Hogg v. Blackbeard Operating, 656 S.W.3d 671, 673 (Tex. App.—El Paso 2022, no pet. h.)
A winning strategy in an assignment interpretation case often involves finding a persuasive harmonization between the form of assignment and the exhibit containing property descriptions. Cases from recent years show disputes can arise (and do) over whether a detailed exhibit is intended to be descriptive, or intended to limit the scope of interests conveyed. But is less always more? Probably not, as a recent El Paso Court of Appeals case demonstrates that the omission of a lease from an exhibit can lead to a dispute and a lawsuit. At least in this recent case, however, the scope of the assignment form was enough to rescue the omission of a lease from the exhibit.
In this case, the court held that an assignment, which assigned “Lands,” among other defined “Assets,” effectively assigned oil and gas leases expressly described in the assignment, as well as other leases covering the same lands which were not described in the assignment.
This case involved two oil and gas leases executed by the Hoggs, covering lands in Winkler County, Texas. One lease (the 1994 Lease), covered the “SE/4 of Section 24, Block B-10, Public School Lands.” Another lease (the 1998 Lease), covered a portion of that same acreage, being “the SE/4 of the SE/4 and the N/2 of the SE/4 of Section 24, Block B-10, Public School Lands.”
In 2005, the lessee executed an assignment of a number of oil and gas leases in favor of Standolind Oil and Gas Corporation. Notably, an exhibit to that assignment specifically described several oil and gas leases being assigned. That exhibit included a description of the 1994 Lease from the Hoggs, but it did not describe the 1998 Lease from the Hoggs.
The assignor argued that, because the 1998 Lease was not described in the exhibit, that meant it was not assigned under the 2005 assignment.

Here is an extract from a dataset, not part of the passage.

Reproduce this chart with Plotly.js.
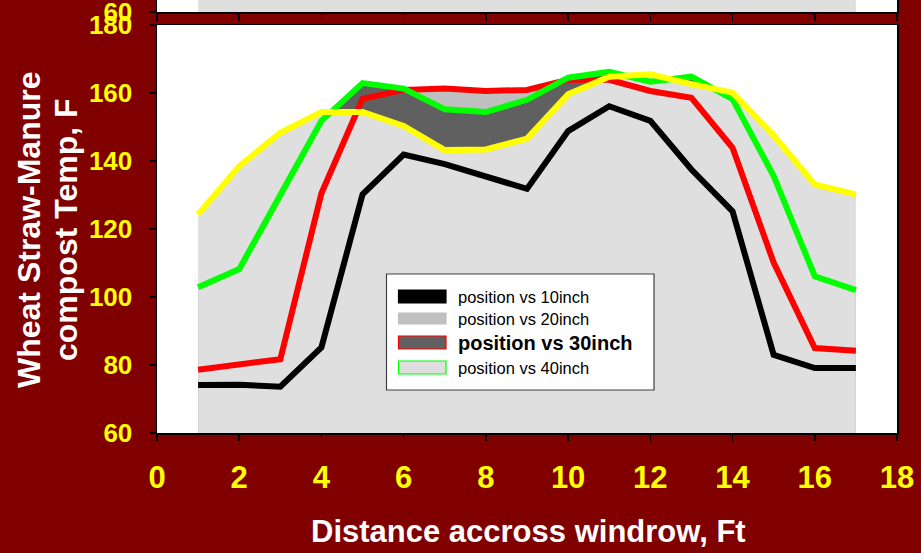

The appellate court held that the assignment was sufficiently broad to include the 1998 Lease, even though it was not specifically described in the exhibit. The court reasoned that the assignment assigned all interests in specific identified leases (which it defined as the “Leases”), but it also contained even broader language, assigning all of the assignor’s interest in “the land conveyed by the Leases” and lands pooled therewith (which it defined as the “Lands”). In the appellate court’s view, because the assignment described the 1994 Lease, that meant the assignment covered all interests in the 160 acres covered by that lease. The 1998 Lease covered 120 of those same acres. Therefore, according to the appellate court, by its plain terms, the assignment covered all of the assignor’s interest in the 120 acres covered by the 1998 Lease.
In addition, another subparagraph assigned “[a]ll leasehold interest in or to any pools or units that include any Lands...including, but not limited to, those pools or units shown on Exhibit A-1.” That exhibit identified a well which the parties agreed was drilled under the 1998 Lease. According to the appellate court, because that subsection included “all leasehold interest” in that identified well, the assignment transferred all of the assignor’s interest in that lease and well.
The assignor also argued that the assignment does not hold up under the statute of frauds. The appellate court disagreed, reasoning that the assignment identifies the county, survey, block, and section of the described land, which it held was sufficient to identify the property with reasonable certainty.